U.S. pork producers now face punitive tariffs of 62% on exports to China, a market that represented 17% of total U.S. exports by value in 2017.
China announced a new 25% tariff in response to U.S. action under Section 301 of the Trade Act of 1974. That tariff is on top of the 25% punitive duty levied by China in early April in response to U.S. action under Section 232 of The Trade Expansion Act of 1962. U.S. pork already had a 12% tariff on exports to China. (The country also has a 13% value-added tax on most agricultural imports.)
Combined with Mexico, which also placed a punitive tariff on U.S. pork — it was 10% from June 5 until yesterday, when it rose to 20% — 40% of total American pork exports now are under retaliatory tariffs, threatening the livelihoods of thousands of U.S. pig farmers.
Iowa State University economists calculated that from early March, when rumors of China’s initial retaliatory tariff were circulating, through May producers lost $18 per hog, or more than $2 billion on an annualized basis.

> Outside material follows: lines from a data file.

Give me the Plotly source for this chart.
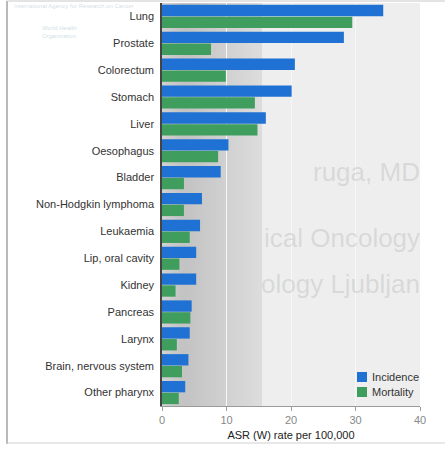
import plotly.graph_objects as go

# Cancer sites, ordered by incidence
sites = [
    "Lung", "Prostate", "Colorectum", "Stomach", "Liver", "Oesophagus",
    "Bladder", "Non-Hodgkin lymphoma", "Leukaemia", "Lip, oral cavity",
    "Kidney", "Pancreas", "Larynx", "Brain, nervous system", "Other pharynx",
]
# Age-standardised rates (World), per 100,000
incidence = [34.3, 28.2, 20.6, 20.1, 16.1, 10.3, 9.1, 6.2, 5.9, 5.3, 5.3, 4.6, 4.3, 4.1, 3.6]
mortality = [29.5, 7.6, 9.9, 14.4, 14.8, 8.7, 3.4, 3.4, 4.3, 2.7, 2.1, 4.4, 2.3, 3.1, 2.6]

series_names = ["Incidence", "Mortality"]
series_colors = ["#1f72d4", "#3f9e5e"]

x_ticks = [0, 10, 20, 30, 40]

W, H = 445, 449
ML, MR, MT, MB = 162, 25, 3, 43
PW, PH = W - ML - MR, H - MT - MB


def px_x(p):
    return (p - ML) / PW


def px_y(p):
    return (H - MB - p) / PH


FONT = "Liberation Sans, Arial, sans-serif"

fig = go.Figure()
for name, vals, col in zip(series_names, [incidence, mortality], series_colors):
    fig.add_trace(go.Bar(
        name=name, y=sites, x=vals, orientation="h",
        marker=dict(color=col, line=dict(width=0)),
        showlegend=False,
    ))

shapes = []
# grey shading band across the low end of the scale (overlapping slices, no seams)
steps = 24
band_end = 15.5
for i in range(steps):
    x0 = band_end * i / steps
    x1 = band_end * (i + 1) / steps + (0.4 if i < steps - 1 else 0)
    t = i / (steps - 1)
    if t < 0.2:
        g = 208 - 14 * (t / 0.2)
    else:
        g = 194 + 26 * ((t - 0.2) / 0.8)
    g = int(round(g))
    shapes.append(dict(
        type="rect", layer="below", xref="x", yref="paper",
        x0=x0, x1=x1, y0=0, y1=1,
        fillcolor=f"rgb({g},{g},{g})", line=dict(width=0),
    ))

# frame around the figure
shapes += [
    dict(type="line", xref="paper", yref="paper",
         x0=px_x(7), x1=px_x(7), y0=px_y(444), y1=px_y(1),
         line=dict(color="#8a8a8a", width=1.2)),
    dict(type="line", xref="paper", yref="paper",
         x0=px_x(7), x1=px_x(445), y0=px_y(1), y1=px_y(1),
         line=dict(color="#c8c8c8", width=1)),
    dict(type="line", xref="paper", yref="paper",
         x0=px_x(7), x1=px_x(445), y0=px_y(443), y1=px_y(443),
         line=dict(color="#d0d0d0", width=1)),
]

annotations = [
    # faint header / logo text
    dict(text="International Agency for Research on Cancer", xref="paper", yref="paper",
         x=px_x(12), y=px_y(6), xanchor="left", yanchor="middle", showarrow=False,
         font=dict(family=FONT, size=6, color="rgba(150,175,195,0.45)")),
    dict(text="World Health<br>Organization", xref="paper", yref="paper",
         x=px_x(40), y=px_y(32), xanchor="left", yanchor="middle", showarrow=False,
         align="left", font=dict(family=FONT, size=6, color="rgba(120,170,190,0.4)")),
]
# faint print-through lettering
for txt, py in [("ruga, MD", 172), ("ical Oncology", 238), ("ology Ljubljan", 284)]:
    annotations.append(dict(
        text=txt, xref="paper", yref="paper", x=px_x(422), y=px_y(py),
        xanchor="right", yanchor="middle", showarrow=False,
        font=dict(family=FONT, size=26, color="rgba(140,140,140,0.22)"),
    ))

# legend: colour keys with labels
for k, (name, col) in enumerate(zip(series_names, series_colors)):
    cy = 377 + 15 * k
    shapes.append(dict(
        type="rect", xref="paper", yref="paper",
        x0=px_x(357), x1=px_x(367), y0=px_y(cy + 5), y1=px_y(cy - 5),
        fillcolor=col, line=dict(width=0),
    ))
    annotations.append(dict(
        text=name, xref="paper", yref="paper", x=px_x(370), y=px_y(cy),
        xanchor="left", yanchor="middle", showarrow=False,
        font=dict(family=FONT, size=11, color="#333333"),
    ))

fig.update_layout(
    width=W, height=H,
    margin=dict(l=ML, r=MR, t=MT, b=MB, pad=0),
    paper_bgcolor="white",
    plot_bgcolor="#eeeeee",
    barmode="group",
    bargap=0.12,
    bargroupgap=0.04,
    font=dict(family=FONT, size=11, color="#333333"),
    showlegend=False,
    shapes=shapes,
    annotations=annotations,
)

fig.update_xaxes(
    range=[0, 40], tickvals=x_ticks, ticktext=[str(v) for v in x_ticks],
    showgrid=True, gridcolor="#f7f7f7", gridwidth=1, zeroline=False,
    showline=True, linecolor="#9a9a9a", linewidth=1,
    ticks="outside", ticklen=4, tickcolor="#9a9a9a",
    tickfont=dict(family=FONT, size=11, color="#888888"),
    title=dict(text="ASR (W) rate per 100,000", standoff=6,
               font=dict(family=FONT, size=11, color="#222222")),
)
fig.update_yaxes(
    categoryorder="array", categoryarray=sites, autorange="reversed",
    showgrid=False, zeroline=False,
    showline=True, linecolor="#444444", linewidth=1.5,
    ticks="", ticklabelstandoff=4,
    tickfont=dict(family=FONT, size=11, color="#333333"),
)

fig.write_html("out.html")
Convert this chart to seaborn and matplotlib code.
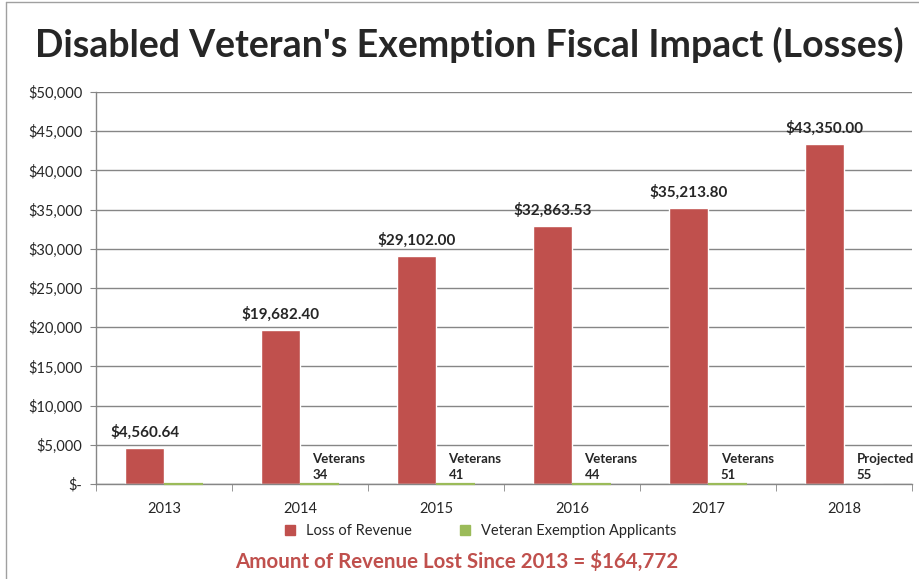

“We now face large financial losses and contraction because of escalating trade disputes. That means less income for pork producers and, ultimately, some of them going out of business,” says Jim Heimerl, president of the National Pork Producers Council and a hog farmer from Johnstown, Ohio.
“America’s pig farmers and their families are patriots who are demonstrating enormous commitment to the greater good of our country as they shoulder a disproportionate share of trade retaliation against the United States,” adds Heimerl. “We need these trade disputes to end.”
Tariffs on American products make them less competitive on the international market.